A Gulfport police officer assigned to the DEA’s High-Intensity Drug Trafficking Area kept investigating and found the woman’s supplier was a man from Bridgeport, Connecticut. Further investigation linked the supplies to Yan’s company, Hurst said.

“This case exemplifies what can be accomplished when one determined police officer gets a case and will not let go of it until he gets to the very top of the ladder,” he said.

In that 2013 case, Rasheed Ali Muhammad of Connecticut was sentenced to 120 years in prison in 2015. He also was ordered to pay the United Parcel Service more than $120,000 for shipment services. Roslyn Demetrius Chapman, who had moved from Gulfport to California, was sentenced to 16 1/2 years in prison.

The drugs are a scourge, Hurst said, pointing to the latest available national drug overdose numbers.

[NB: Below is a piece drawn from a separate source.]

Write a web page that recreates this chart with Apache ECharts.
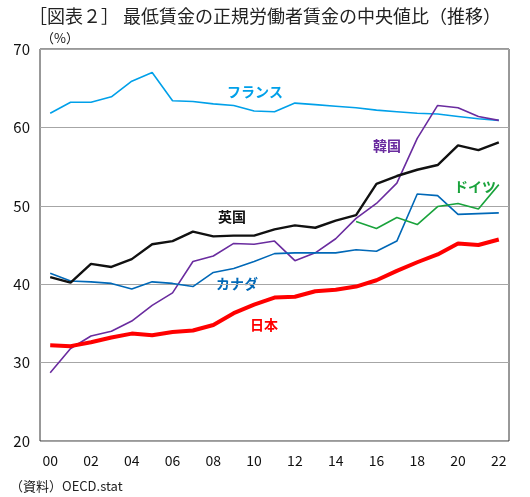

Drug overdoses in 2016 in America killed 64,000 people, a 22 percent increase over the year before, he said. Almost 20,000 of those deaths involved synthetic opioids, mostly fentanyl-related.

Three years earlier, there were 3,000 synthetic opioid deaths, which means there’s been a 540-percent increase, Hurst said.

“These aren’t just statistics and numbers,” he said.

“These are real people and real families whose lives have been permanently and adversely affected by this deadly scourge.”

Coast has most deaths

From January through September, Mississippi had 41 drug overdoses and most of those were from synthetic opioids, Mississippi Bureau of Narcotics Director John Dowdy said.

“The Coast is the killing ground for illegal narcotics,” Dody said.

“We’ve had more overdose deaths in the six coastal counties this year than any other metropolitan area in the state, and most are fentanyl- and heroin-related.”

Harrison, Jackson, George and Pearl River counties have more overdose deaths than any of the state’s metropolitan regions.

Most of the synthetic opioids found in the U.S. come from China, and the coastal area seems to have a larger problem because of its proximity to New Orleans, Dowdy said.

What makes fentanyl and its analogues so deadly, officials said, is that many people who use them don’t realize how strong they are.

“You take a sweetener packet,” Dowdy said. “Those packets of fentanyl can kill 400 people, just in that packet.”

The investigation revealed that Yan, for at least six years, had operated at least two plants capable of producing “tons and tons” of fentanyl and fentanyl analogues, Hurst said.

When the DEA sees designer drugs, officials declare the analogues illegal.

“Yan monitored legislation in the U.S. and in China, modifying the chemical structure of fentanyl analogues to avoid prosecution in the U.S,” Hurst said.

There is no extradition treaty with China, but the Justice Department is working with China on the allegations against Yan, he said.

The indictment alleges Yan shipped fentanyl and fentanyl analogues to Harrison County seven times.

Hurst and Derryle Smith, resident agent in charge of the DEA in Gulfport, said some of the shipments to Harrison County were ordered by individuals and some were ordered by investigators.

Hurst commended Assistant U.S. Attorney John Meynardie, chief of the organized crime and drug task force division in Gulfport and prosecutor in the 2013 case and Yan’s case.

He also credited local, state and federal law enforcement agencies for their cooperation and coordination.

Several representatives of those agencies flanked him at the news conference.

“The men you see behind me today work tirelessly behind the scenes,” Hurst said.

“These are the real heroes and it is to them we owe a huge debt of gratitude.”